The dissertation deals with modeling, simulation and optimization of low-frequency electromagnetic devices and quantification of the impact of uncertainties on these devices. The emphasis of these methods is on their application for electric machines.
A Permanent Magnet Synchronous Machine (PMSM) is simulated using Iso-Geometric Analysis (IGA). An efficient modeling procedure has been established by incorporating a harmonic stator-rotor coupling. The procedure is found to be stable. Furthermore, it is found that there is strong reduction in computational time with respect to a classical monolithic finite element method. The properties of the ingredients of IGA, i.e. B-splines and Non-Uniform B-Splines, are exploited to conduct a shape optimization for the example of a Stern-Gerlach magnet. It is shown that the IGA framework is a reliable and promising tool for simulating and optimizing electric devices.
Different formulations for robust optimization are recalled. The formulations are tested for the optimization of the size of the permanent magnet in a PMSM. It is shown that under the application of linearization the deterministic and the stochastic formulation are equivalent. An efficient deterministic optimization algorithm is constructed by the implementation of an affine decomposition. It is shown that the deterministic algorithm outperforms the widely used stochastic algorithms for this application.

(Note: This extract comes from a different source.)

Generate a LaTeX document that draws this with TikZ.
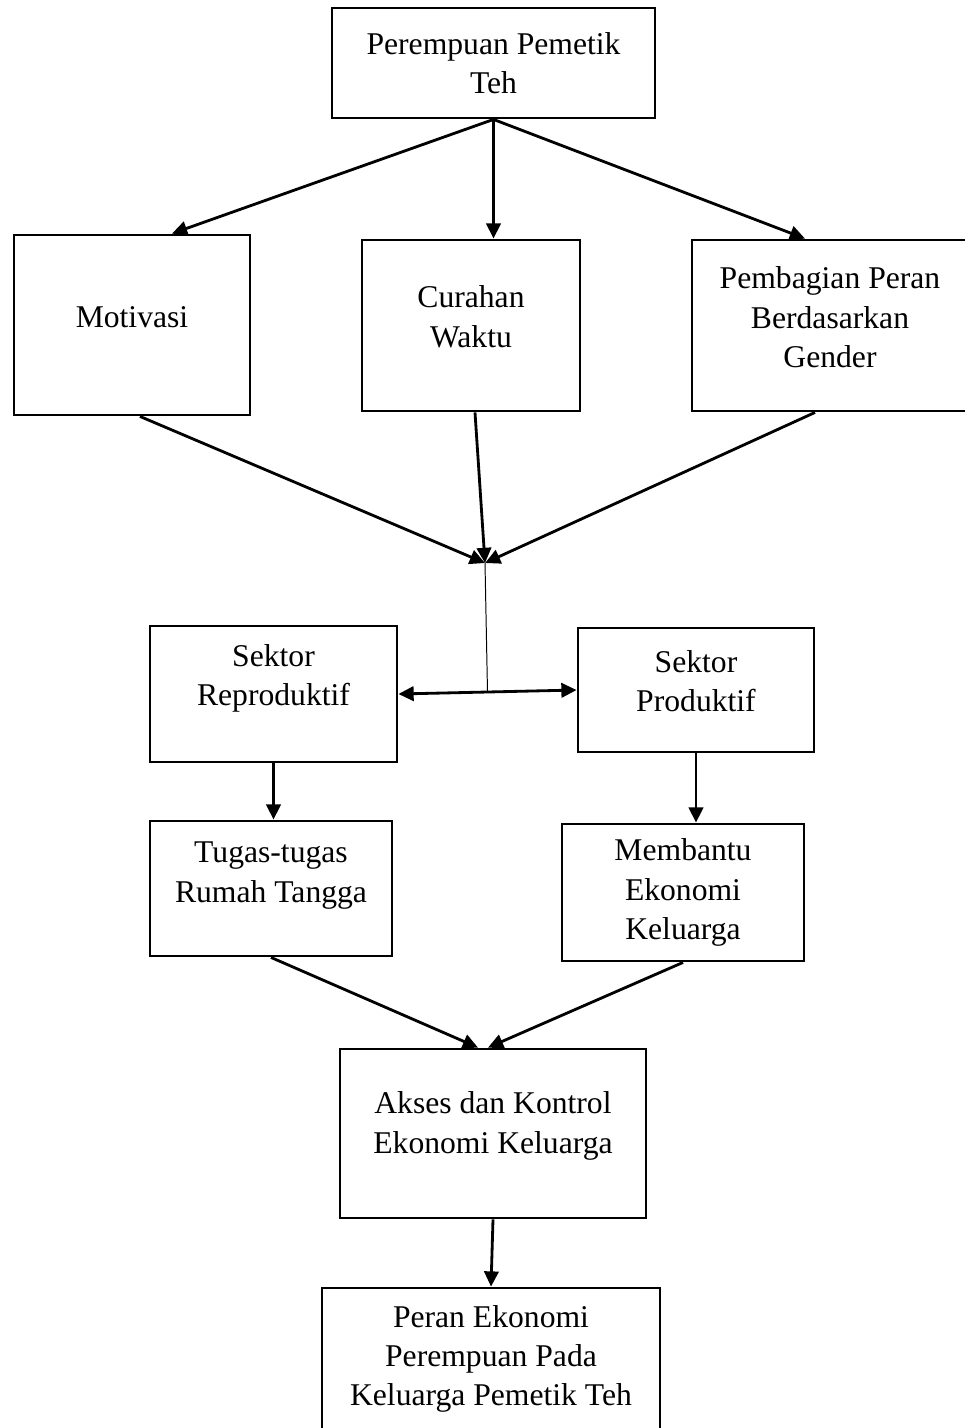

Finally, different models to incorporate uncertainties in the simulation of PMSMs are developed. They incorporate different types of rotor eccentricity, uncertainties in the permanent magnets (geometric and material related) and uncertainties that are introduced by the welding processes during the manufacturing. Their influences are studied using stochastic collocation and using the classical Monte Carlo method. Furthermore, the Multilevel Monte Carlo approach is combined with error estimation and applied to determine high dimensional uncertainties in a PMSM.